L’arrivo del Novecento, più che essere liberatorio (lo è solo per i futuristi), ha qualcosa di luttuoso. Smarrimento, instabilità, malinconia, angoscia, rifiuto di obbedienza, inguaribile senso di solitudine non risparmiano nessuno dei nuovi poeti. Un’intera generazione nata fra il 1880 e il 1890 entra nel nuovo secolo inventando, in stato di necessità, un nuovo modo di esprimersi. Un nuovo, inusitato modo di intendere la poesia e di scriverla. Cambia l’esistenza degli autori e cambia il metodo, l’uso del linguaggio. Fra due estremi, quello del tradizionalista Gozzano (che amava perdute scenografie ottocentesche) e quello di un innovatore radicale come Ungaretti, destinato a un lungo e glorioso futuro, Michelstaedter e Campana sono i primi a vivere il trauma, sono le più esemplari vittime o i più eroici e spericolati nemici di una società in trasformazione che preparava lo sterminio morale degli individui.
Qualche continuità con il passato c’era. I precedenti, i prototipi li aveva forniti il romanticismo. Il suicidio di un personaggio come Werther, quello di uno scrittore come Kleist, la follia di Hoelderlin, la disperazione di Leopardi, le visioni e le allucinazioni di Coleridge e di Poe avevano mostrato che la modernità poetica prendeva forma come rifiuto della modernità sociale.
Genio filosofico come forse nessun altro nel Novecento italiano, Michelstaedter pensa e scrive alle soglie della vita: pensa la vita con una tale intensità subito definitiva, che decide di non viverla pur di non perderne o tradirne la pienezza. La persuasione e la rettorica, sua tesi di laurea e suo solo libro, è un’opera che dispiega e sintetizza in termini irriducibilmente antitetici la sua riflessione sull’esistenza individuale e sulla storicità sociale che la nega e la aliena, deviandola da se stessa. È filosofia dell’esistenza e poema filosofico in prosa per l’eccezionale tensione e condensazione stilistica in formule, figure, parabole e allegorie. Non molte le sue poesie, che non fanno pensare a nessuna  tendenza riscontrabile nei poeti della sua generazione, pur avendo qualcosa in comune con Rebora e Sbarbaro. Ma la sua filosofia è così autobiografica che ha più lo statuto della poesia che della filosofia professionale.

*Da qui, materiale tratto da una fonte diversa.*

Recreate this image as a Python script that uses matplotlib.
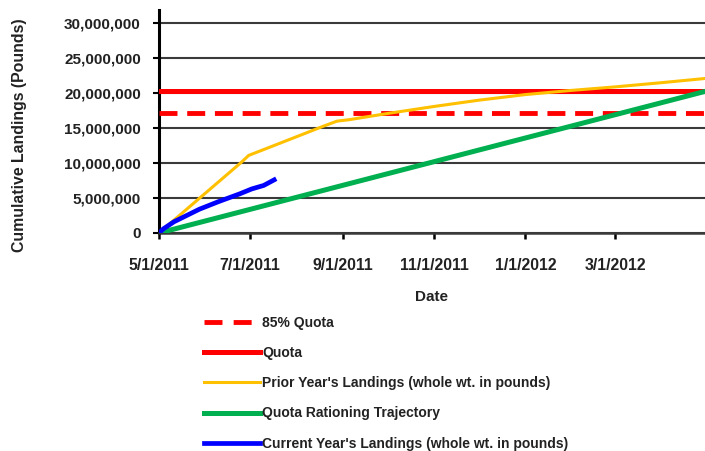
import matplotlib
matplotlib.use("Agg")
import matplotlib.pyplot as plt
from matplotlib.ticker import FuncFormatter, MultipleLocator
import datetime as dt

# Season window
season_start = "2011-05-01"
season_end = "2012-04-30"

quota = 20_250_000
quota_85 = 0.85 * quota

# Prior year's cumulative landings
prior_dates = ["2011-05-01", "2011-06-25", "2011-06-30", "2011-07-18", "2011-08-18",
               "2011-08-28", "2011-09-05", "2011-10-01", "2011-11-01", "2011-12-01",
               "2012-01-01", "2012-02-01", "2012-03-01", "2012-04-01", "2012-04-30"]
prior_vals = [0, 10_100_000, 11_100_000, 12_600_000, 15_200_000,
              16_000_000, 16_200_000, 17_100_000, 18_100_000, 19_000_000,
              19_800_000, 20_400_000, 20_900_000, 21_500_000, 22_100_000]

# Current year's cumulative landings
current_dates = ["2011-05-01", "2011-05-04", "2011-05-11", "2011-05-28", "2011-06-10",
                 "2011-06-24", "2011-07-02", "2011-07-10", "2011-07-17"]
current_vals = [0, 600_000, 1_600_000, 3_400_000, 4_500_000,
                5_600_000, 6_300_000, 6_800_000, 7_600_000]

# Quota rationing trajectory: straight line to the quota at season end
traj_dates = [season_start, season_end]
traj_vals = [0, quota]

tick_dates = ["2011-05-01", "2011-07-01", "2011-09-01", "2011-11-01", "2012-01-01", "2012-03-01"]
tick_labels = ["5/1/2011", "7/1/2011", "9/1/2011", "11/1/2011", "1/1/2012", "3/1/2012"]


def to_dt(seq):
    return [dt.datetime.strptime(s, "%Y-%m-%d") for s in seq]


plt.rcParams["font.family"] = ["Liberation Sans", "DejaVu Sans"]

fig = plt.figure(figsize=(7.05, 4.51), dpi=100)
ax = fig.add_axes([0.2255, 0.4834, 0.7745, 0.4945])

season = to_dt([season_start, season_end])
ax.set_xlim(season[0], season[1])
ax.set_ylim(0, 31_900_000)

ax.plot(season, [quota_85, quota_85], color="#FF0000", lw=3.5, dashes=(3.7, 2.0),
        label="85% Quota", zorder=3)
ax.plot(season, [quota, quota], color="#FF0000", lw=3.6, label="Quota", zorder=3)
ax.plot(to_dt(prior_dates), prior_vals, color="#FFC000", lw=2.2,
        label="Prior Year's Landings (whole wt. in pounds)", zorder=4)
ax.plot(to_dt(traj_dates), traj_vals, color="#00B050", lw=3.6,
        label="Quota Rationing Trajectory", zorder=4)
ax.plot(to_dt(current_dates), current_vals, color="#0000FF", lw=3.4,
        label="Current Year's Landings (whole wt. in pounds)", zorder=5)

# Gridlines
ax.yaxis.set_major_locator(MultipleLocator(5_000_000))
ax.yaxis.set_major_formatter(FuncFormatter(lambda v, p: f"{int(v):,}"))
ax.grid(axis="y", color="#3a3a3a", lw=1.5, zorder=1)
ax.set_axisbelow(True)

ax.set_xticks(to_dt(tick_dates))
ax.set_xticklabels(tick_labels)

for s in ["top", "right"]:
    ax.spines[s].set_visible(False)
ax.spines["left"].set_color("black")
ax.spines["left"].set_linewidth(2.2)
ax.spines["bottom"].set_color("#3a3a3a")
ax.spines["bottom"].set_linewidth(1.8)

ax.tick_params(axis="y", direction="out", length=4, width=1.5, labelsize=11, pad=9)
ax.tick_params(axis="x", direction="out", length=4, width=1.8, labelsize=11.4, pad=14)
for lbl in ax.get_xticklabels() + ax.get_yticklabels():
    lbl.set_fontweight("bold")
    lbl.set_color("#222222")

ax.set_xlabel("Date", fontsize=11, fontweight="bold", labelpad=12, color="#222222")
fig.text(0.027, 0.70, "Cumulative Landings (Pounds)", rotation=90, fontsize=11.4,
         fontweight="bold", ha="center", va="center", color="#222222")

handles, labels = ax.get_legend_handles_labels()
leg = fig.legend(handles, labels, loc="upper left", bbox_to_anchor=(0.2816, 0.3114),
                 frameon=False, fontsize=10, handlelength=4.0, handletextpad=0.2,
                 labelspacing=1.16, borderaxespad=0)
# two whole dashes in the legend sample
leg.legend_handles[0].set_dashes((3.7, 2.3))
for t in leg.get_texts():
    t.set_fontweight("bold")
    t.set_color("#222222")

fig.savefig("out.png", dpi=100)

Nato a Gorizia da famiglia ebraica nel 1887, studiò matematica all’Università di Vienna e poi lettere e filosofia a Firenze. La sua tesi di laurea nasce come studio su Platone e Aristotele, per trasformarsi in un’analisi della vita nel mondo contemporaneo. Il suo stile poetico è più immaturo, ma anche potentemente scolpito. Sembra non avere precedenti se non in Leopardi e qualche affinità con l’espressionismo tedesco.

Giaccio fra l’erbe
sulla schiena del monte, e beve il sole
il mio corpo che il vento m’accarezza
e sfiorano il mio capo i fiori e l’erbe
ch’agita il vento
e lo sciame ronzante degli insetti.
Delle rondini il volo affaccendato
segna di curve rotte il cielo azzurro
e trae nell’alto vasti cerchi il largo
volo dei falchi...
(...)
No, non son questo corpo, queste membra
prostrate qui fra l’erbe sulla terra,
più ch’io non sia gli insetti o l’erbe o i fiori
o i falchi su nell’aria o il vento o il sole.
Io son solo, lontano, io son diverso -
altro sole, altro vento e più superbo
volo per altri cieli è la mia vita...
Ma ora qui che aspetto, e la mia vita
perché non vive, perché non avviene?